__WHAT TO WORK ON__
Reproduce the material below line by line, beginning with its first line and ending with the line that contains "const cYTicks = [0,1,2,3,4];"; leave out pictures.

__AVAILABLE DATA__
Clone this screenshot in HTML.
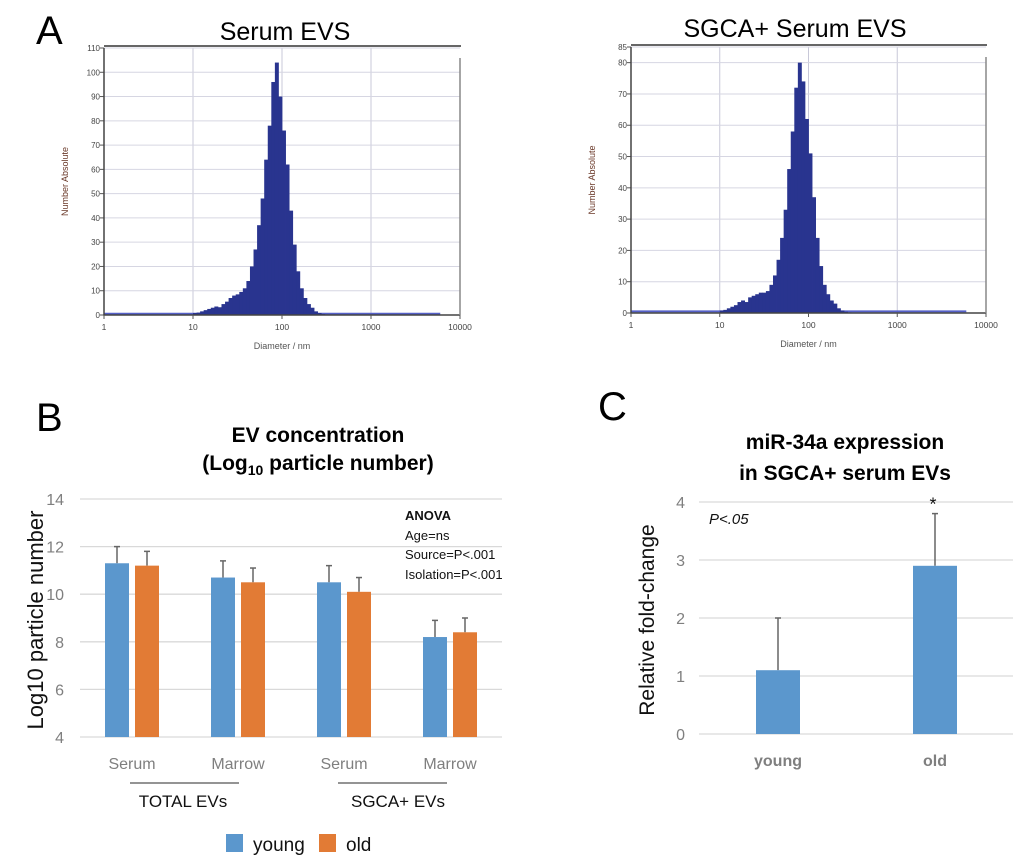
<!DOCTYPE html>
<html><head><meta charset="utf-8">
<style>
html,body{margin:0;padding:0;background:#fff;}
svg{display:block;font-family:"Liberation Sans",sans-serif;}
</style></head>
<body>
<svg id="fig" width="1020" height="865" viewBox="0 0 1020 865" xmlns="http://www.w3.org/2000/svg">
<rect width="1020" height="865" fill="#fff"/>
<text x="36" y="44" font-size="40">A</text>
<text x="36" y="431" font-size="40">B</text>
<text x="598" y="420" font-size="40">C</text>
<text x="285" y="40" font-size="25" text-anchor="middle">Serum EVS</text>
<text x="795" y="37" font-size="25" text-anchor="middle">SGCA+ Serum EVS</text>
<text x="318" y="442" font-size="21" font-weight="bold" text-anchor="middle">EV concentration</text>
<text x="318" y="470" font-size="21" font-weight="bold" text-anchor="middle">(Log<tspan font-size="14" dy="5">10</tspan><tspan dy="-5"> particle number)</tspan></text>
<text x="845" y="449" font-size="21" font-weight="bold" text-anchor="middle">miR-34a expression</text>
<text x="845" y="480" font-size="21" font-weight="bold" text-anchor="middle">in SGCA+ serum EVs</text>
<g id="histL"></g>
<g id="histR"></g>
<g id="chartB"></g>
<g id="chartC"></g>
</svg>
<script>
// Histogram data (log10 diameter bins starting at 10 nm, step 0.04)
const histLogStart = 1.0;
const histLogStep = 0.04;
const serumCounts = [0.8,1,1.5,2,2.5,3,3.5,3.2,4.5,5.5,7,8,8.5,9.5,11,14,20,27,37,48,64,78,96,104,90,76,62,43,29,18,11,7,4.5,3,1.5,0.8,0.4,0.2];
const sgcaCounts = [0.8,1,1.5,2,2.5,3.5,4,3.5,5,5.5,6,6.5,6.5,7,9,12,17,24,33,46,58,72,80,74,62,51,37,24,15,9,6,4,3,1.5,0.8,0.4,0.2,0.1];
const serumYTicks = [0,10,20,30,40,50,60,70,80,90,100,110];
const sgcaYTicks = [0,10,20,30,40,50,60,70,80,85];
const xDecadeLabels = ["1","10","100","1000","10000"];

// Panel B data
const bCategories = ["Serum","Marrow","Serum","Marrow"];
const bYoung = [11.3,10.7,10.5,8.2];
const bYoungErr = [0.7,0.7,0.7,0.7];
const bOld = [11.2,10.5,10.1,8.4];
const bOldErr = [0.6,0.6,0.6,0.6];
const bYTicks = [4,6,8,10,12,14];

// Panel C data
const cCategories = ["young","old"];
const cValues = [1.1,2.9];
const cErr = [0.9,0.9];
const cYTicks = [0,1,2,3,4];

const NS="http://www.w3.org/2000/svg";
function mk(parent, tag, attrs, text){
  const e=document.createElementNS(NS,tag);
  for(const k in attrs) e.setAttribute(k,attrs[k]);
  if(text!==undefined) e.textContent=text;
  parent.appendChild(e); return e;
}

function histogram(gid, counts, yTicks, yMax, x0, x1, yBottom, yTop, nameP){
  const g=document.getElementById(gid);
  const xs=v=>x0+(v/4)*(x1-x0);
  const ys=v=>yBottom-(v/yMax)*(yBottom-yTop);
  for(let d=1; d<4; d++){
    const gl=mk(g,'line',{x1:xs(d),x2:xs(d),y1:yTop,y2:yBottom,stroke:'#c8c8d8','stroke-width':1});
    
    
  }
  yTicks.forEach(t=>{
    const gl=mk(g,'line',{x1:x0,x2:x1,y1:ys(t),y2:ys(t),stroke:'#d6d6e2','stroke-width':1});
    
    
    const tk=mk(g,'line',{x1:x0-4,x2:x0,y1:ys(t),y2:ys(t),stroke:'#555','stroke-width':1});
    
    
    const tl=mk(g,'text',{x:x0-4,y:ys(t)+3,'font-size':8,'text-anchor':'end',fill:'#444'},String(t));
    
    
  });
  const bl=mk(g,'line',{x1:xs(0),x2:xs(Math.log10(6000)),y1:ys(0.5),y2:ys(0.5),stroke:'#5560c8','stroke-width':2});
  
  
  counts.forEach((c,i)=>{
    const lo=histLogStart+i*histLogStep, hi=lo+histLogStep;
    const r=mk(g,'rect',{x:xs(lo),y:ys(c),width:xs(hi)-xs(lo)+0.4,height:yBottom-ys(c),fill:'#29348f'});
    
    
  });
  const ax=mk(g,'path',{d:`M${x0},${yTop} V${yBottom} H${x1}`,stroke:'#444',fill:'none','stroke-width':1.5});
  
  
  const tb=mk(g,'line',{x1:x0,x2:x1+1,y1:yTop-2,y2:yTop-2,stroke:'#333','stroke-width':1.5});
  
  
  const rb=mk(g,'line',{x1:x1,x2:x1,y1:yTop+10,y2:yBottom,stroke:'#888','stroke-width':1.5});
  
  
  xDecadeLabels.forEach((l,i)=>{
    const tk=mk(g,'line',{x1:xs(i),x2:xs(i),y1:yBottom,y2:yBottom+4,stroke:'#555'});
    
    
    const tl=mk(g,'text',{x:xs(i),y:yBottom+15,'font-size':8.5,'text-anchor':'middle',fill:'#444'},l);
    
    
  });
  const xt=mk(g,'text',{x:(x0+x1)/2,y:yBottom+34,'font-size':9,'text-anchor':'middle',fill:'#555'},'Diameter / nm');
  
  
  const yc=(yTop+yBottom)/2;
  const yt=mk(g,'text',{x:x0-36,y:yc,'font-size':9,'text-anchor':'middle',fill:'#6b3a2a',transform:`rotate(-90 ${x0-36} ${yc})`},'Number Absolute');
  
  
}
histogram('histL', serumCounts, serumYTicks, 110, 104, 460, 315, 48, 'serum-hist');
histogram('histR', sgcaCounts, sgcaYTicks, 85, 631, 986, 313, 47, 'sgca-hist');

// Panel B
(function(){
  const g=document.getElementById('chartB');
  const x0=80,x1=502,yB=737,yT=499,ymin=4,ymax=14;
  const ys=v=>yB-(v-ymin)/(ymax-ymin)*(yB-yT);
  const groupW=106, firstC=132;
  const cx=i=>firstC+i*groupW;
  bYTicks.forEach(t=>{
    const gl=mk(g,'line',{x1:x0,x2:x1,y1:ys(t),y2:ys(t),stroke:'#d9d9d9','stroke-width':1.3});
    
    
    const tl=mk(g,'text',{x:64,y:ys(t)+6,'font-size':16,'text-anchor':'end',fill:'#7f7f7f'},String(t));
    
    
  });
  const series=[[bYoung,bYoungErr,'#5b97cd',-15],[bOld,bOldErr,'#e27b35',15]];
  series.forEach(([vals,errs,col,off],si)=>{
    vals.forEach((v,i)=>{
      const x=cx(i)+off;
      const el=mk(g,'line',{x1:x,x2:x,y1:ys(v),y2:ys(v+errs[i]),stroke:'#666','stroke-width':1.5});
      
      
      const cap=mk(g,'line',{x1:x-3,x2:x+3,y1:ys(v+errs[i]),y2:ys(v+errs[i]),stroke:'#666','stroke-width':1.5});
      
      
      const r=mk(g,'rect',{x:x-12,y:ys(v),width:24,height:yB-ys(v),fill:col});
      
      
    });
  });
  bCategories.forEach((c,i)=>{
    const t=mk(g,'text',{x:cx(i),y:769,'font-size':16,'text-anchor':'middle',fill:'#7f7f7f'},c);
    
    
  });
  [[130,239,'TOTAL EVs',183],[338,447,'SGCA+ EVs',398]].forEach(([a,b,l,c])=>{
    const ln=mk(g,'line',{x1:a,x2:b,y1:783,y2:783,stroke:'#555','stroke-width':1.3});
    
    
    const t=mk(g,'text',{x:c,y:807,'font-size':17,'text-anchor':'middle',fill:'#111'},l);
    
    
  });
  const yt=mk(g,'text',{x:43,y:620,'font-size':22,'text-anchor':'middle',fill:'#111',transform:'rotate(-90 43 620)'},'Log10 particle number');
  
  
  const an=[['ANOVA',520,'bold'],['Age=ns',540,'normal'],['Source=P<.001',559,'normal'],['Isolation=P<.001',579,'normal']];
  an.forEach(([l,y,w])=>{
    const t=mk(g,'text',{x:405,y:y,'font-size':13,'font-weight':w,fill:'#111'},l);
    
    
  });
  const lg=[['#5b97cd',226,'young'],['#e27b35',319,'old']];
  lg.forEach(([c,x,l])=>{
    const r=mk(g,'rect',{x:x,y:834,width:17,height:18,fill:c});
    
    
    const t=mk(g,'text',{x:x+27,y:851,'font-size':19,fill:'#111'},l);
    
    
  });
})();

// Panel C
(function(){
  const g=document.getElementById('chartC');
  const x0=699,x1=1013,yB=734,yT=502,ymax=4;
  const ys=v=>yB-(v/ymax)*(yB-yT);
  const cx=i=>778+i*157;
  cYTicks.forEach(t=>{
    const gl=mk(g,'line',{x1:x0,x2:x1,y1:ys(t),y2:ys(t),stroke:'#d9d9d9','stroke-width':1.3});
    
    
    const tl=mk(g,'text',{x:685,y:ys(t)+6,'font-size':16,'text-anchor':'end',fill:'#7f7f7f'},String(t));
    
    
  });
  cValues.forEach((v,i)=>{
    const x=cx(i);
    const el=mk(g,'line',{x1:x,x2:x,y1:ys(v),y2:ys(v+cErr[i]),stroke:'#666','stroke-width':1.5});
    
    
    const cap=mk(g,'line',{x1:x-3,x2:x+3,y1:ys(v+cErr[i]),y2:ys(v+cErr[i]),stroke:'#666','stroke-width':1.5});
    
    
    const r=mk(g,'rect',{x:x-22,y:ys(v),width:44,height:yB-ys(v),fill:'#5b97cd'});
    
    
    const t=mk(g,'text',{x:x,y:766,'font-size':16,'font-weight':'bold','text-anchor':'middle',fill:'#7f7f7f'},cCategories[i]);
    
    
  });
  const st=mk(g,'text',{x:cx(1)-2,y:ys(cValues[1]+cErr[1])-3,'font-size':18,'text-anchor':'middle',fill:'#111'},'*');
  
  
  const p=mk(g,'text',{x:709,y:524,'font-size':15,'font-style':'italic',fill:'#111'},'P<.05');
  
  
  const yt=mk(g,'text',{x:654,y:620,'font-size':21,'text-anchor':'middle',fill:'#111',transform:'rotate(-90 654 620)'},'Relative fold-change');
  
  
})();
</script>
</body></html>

__TASK ANSWER__
Clone this screenshot in HTML.
<!DOCTYPE html>
<html><head><meta charset="utf-8">
<style>
html,body{margin:0;padding:0;background:#fff;}
svg{display:block;font-family:"Liberation Sans",sans-serif;}
</style></head>
<body>
<svg id="fig" width="1020" height="865" viewBox="0 0 1020 865" xmlns="http://www.w3.org/2000/svg">
<rect width="1020" height="865" fill="#fff"/>
<text x="36" y="44" font-size="40">A</text>
<text x="36" y="431" font-size="40">B</text>
<text x="598" y="420" font-size="40">C</text>
<text x="285" y="40" font-size="25" text-anchor="middle">Serum EVS</text>
<text x="795" y="37" font-size="25" text-anchor="middle">SGCA+ Serum EVS</text>
<text x="318" y="442" font-size="21" font-weight="bold" text-anchor="middle">EV concentration</text>
<text x="318" y="470" font-size="21" font-weight="bold" text-anchor="middle">(Log<tspan font-size="14" dy="5">10</tspan><tspan dy="-5"> particle number)</tspan></text>
<text x="845" y="449" font-size="21" font-weight="bold" text-anchor="middle">miR-34a expression</text>
<text x="845" y="480" font-size="21" font-weight="bold" text-anchor="middle">in SGCA+ serum EVs</text>
<g id="histL"></g>
<g id="histR"></g>
<g id="chartB"></g>
<g id="chartC"></g>
</svg>
<script>
// Histogram data (log10 diameter bins starting at 10 nm, step 0.04)
const histLogStart = 1.0;
const histLogStep = 0.04;
const serumCounts = [0.8,1,1.5,2,2.5,3,3.5,3.2,4.5,5.5,7,8,8.5,9.5,11,14,20,27,37,48,64,78,96,104,90,76,62,43,29,18,11,7,4.5,3,1.5,0.8,0.4,0.2];
const sgcaCounts = [0.8,1,1.5,2,2.5,3.5,4,3.5,5,5.5,6,6.5,6.5,7,9,12,17,24,33,46,58,72,80,74,62,51,37,24,15,9,6,4,3,1.5,0.8,0.4,0.2,0.1];
const serumYTicks = [0,10,20,30,40,50,60,70,80,90,100,110];
const sgcaYTicks = [0,10,20,30,40,50,60,70,80,85];
const xDecadeLabels = ["1","10","100","1000","10000"];

// Panel B data
const bCategories = ["Serum","Marrow","Serum","Marrow"];
const bYoung = [11.3,10.7,10.5,8.2];
const bYoungErr = [0.7,0.7,0.7,0.7];
const bOld = [11.2,10.5,10.1,8.4];
const bOldErr = [0.6,0.6,0.6,0.6];
const bYTicks = [4,6,8,10,12,14];

// Panel C data
const cCategories = ["young","old"];
const cValues = [1.1,2.9];
const cErr = [0.9,0.9];
const cYTicks = [0,1,2,3,4];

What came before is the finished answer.